I’ve spent a large part of the last few days looking at the Loire. Our camping pitch faces it, all the food and drink we’ve enjoyed in bars and cafes are alongside it, so are the cycle and running tracks that span the length of it.
I love being on or beside a river, whenever we visit a new place I’ll instinctively head to water. My favourite places in the UK include London, Henley and Oxford – all on the banks of the Thames.
Maybe I love watery landscapes because I was born and raised in Coventry which has no river to speak of and is about as far away from the sea as you can be in Britain.
Our campsite view provides us with a landscape that is changing constantly with the flow of the river, the light and shadows, the birds and boats, the movement of the trees and the angle of the sun. Although river views change there is usually a predictable tranquility to the scene.
There’s nothing unusual about my feelings, water is the most prevalent substance on our planet. We instinctively realise that being by water makes us healthier, happier and brings us peace and is absolutely essential to our survival. Man has chosen to settle by water for practical and aesthetic reasons since the beginning of civilisation.
As rivers go the Loire – France’s longest at just over 1,000 kilometres – must surely be one of the most beautiful.
The weather helps, it owes its temperate climate to the Atlantic influences that provide for the diverse range of wildlife and fauna which exist today and, more importantly, has helped establish it as France’s third largest wine region.

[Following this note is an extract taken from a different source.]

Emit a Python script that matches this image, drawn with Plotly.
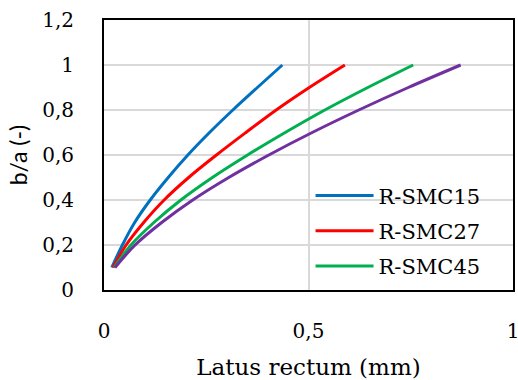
import plotly.graph_objects as go

# b/a levels (y) and latus rectum (x, mm) read for each series
ba = [0.1, 0.2, 0.3, 0.4, 0.5, 0.6, 0.7, 0.8, 0.9, 1.0]
lr_smc15 = [0.019, 0.045, 0.075, 0.113, 0.157, 0.205, 0.258, 0.315, 0.375, 0.436]
lr_smc27 = [0.022, 0.054, 0.097, 0.147, 0.207, 0.275, 0.347, 0.421, 0.502, 0.589]
lr_smc45 = [0.025, 0.066, 0.122, 0.188, 0.265, 0.351, 0.443, 0.540, 0.645, 0.756]
lr_smc4 = [0.027, 0.076, 0.141, 0.217, 0.305, 0.403, 0.509, 0.623, 0.744, 0.872]

names = ["R-SMC15", "R-SMC27", "R-SMC45", "R-SMC60"]
colors = ["#0070C0", "#FF0000", "#00B050", "#7030A0"]
series = [lr_smc15, lr_smc27, lr_smc45, lr_smc4]
show = [True, True, True, False]

x_ticks = [0, 0.5, 1]
x_labels = ["0", "0,5", "1"]
y_ticks = [0, 0.2, 0.4, 0.6, 0.8, 1.0, 1.2]
y_labels = ["0", "0,2", "0,4", "0,6", "0,8", "1", "1,2"]

serif = "DejaVu Serif"

fig = go.Figure()
for n, c, xs, s in zip(names, colors, series, show):
    fig.add_trace(go.Scatter(
        x=xs, y=ba, mode="lines", name=n, showlegend=s, legendgroup=n,
        line=dict(color=c, width=3, shape="spline", smoothing=1.0),
    ))

fig.update_layout(
    width=518, height=380,
    margin=dict(l=104, r=5, t=20, b=90, autoexpand=False),
    paper_bgcolor="white", plot_bgcolor="white",
    font=dict(family=serif, size=20, color="black"),
    legend=dict(
        x=0.505, y=0.425, xanchor="left", yanchor="top",
        bgcolor="rgba(0,0,0,0)", font=dict(family=serif, size=21),
        traceorder="grouped", tracegroupgap=5, itemwidth=58,
    ),
    showlegend=True,
)
fig.update_xaxes(
    range=[0, 1], tickvals=x_ticks, ticktext=x_labels,
    showgrid=True, gridcolor="#d9d9d9", gridwidth=2,
    showline=True, linecolor="black", linewidth=2, mirror=True,
    zeroline=False, ticks="", ticklabelstandoff=22, ticklabeloverflow="allow",
    title=dict(text="Latus rectum (mm)", font=dict(family=serif, size=23), standoff=17),
    automargin=False,
)
fig.update_yaxes(
    range=[0, 1.2], tickvals=y_ticks, ticktext=y_labels,
    showgrid=True, gridcolor="#d9d9d9", gridwidth=2,
    showline=True, linecolor="black", linewidth=2, mirror=True,
    zeroline=False, ticks="", ticklabelstandoff=24,
    title=dict(text="b/a (-)", font=dict(family="Lato", size=23), standoff=8),
    automargin=False,
)

fig.write_html("out.html")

Like most rivers it was a place of settlement and trade since prehistory when Neanderthal man fashioned boats from tree trunks with their flint tools to navigate the river.
It was the Romans however who first established major settlements on its shores that would eventually become its now famous historical towns and cities such Angers, Orleans, Blois and Tours.
It was its popularity with the French royal families that left the wonderful legacy of its glorious chateaux, gardens and parks.
Unlike most rivers in western Europe, there are few obstacles to the Loire’s natural flow, few locks and dams to slow its progress making it a popular river for boating trips.
One day, I just might cycle its whole length – there is a designated the ‘La Loire a Velo’ cycle route – but today I’ll just sit and watch it with a glass of Loire wine to hand!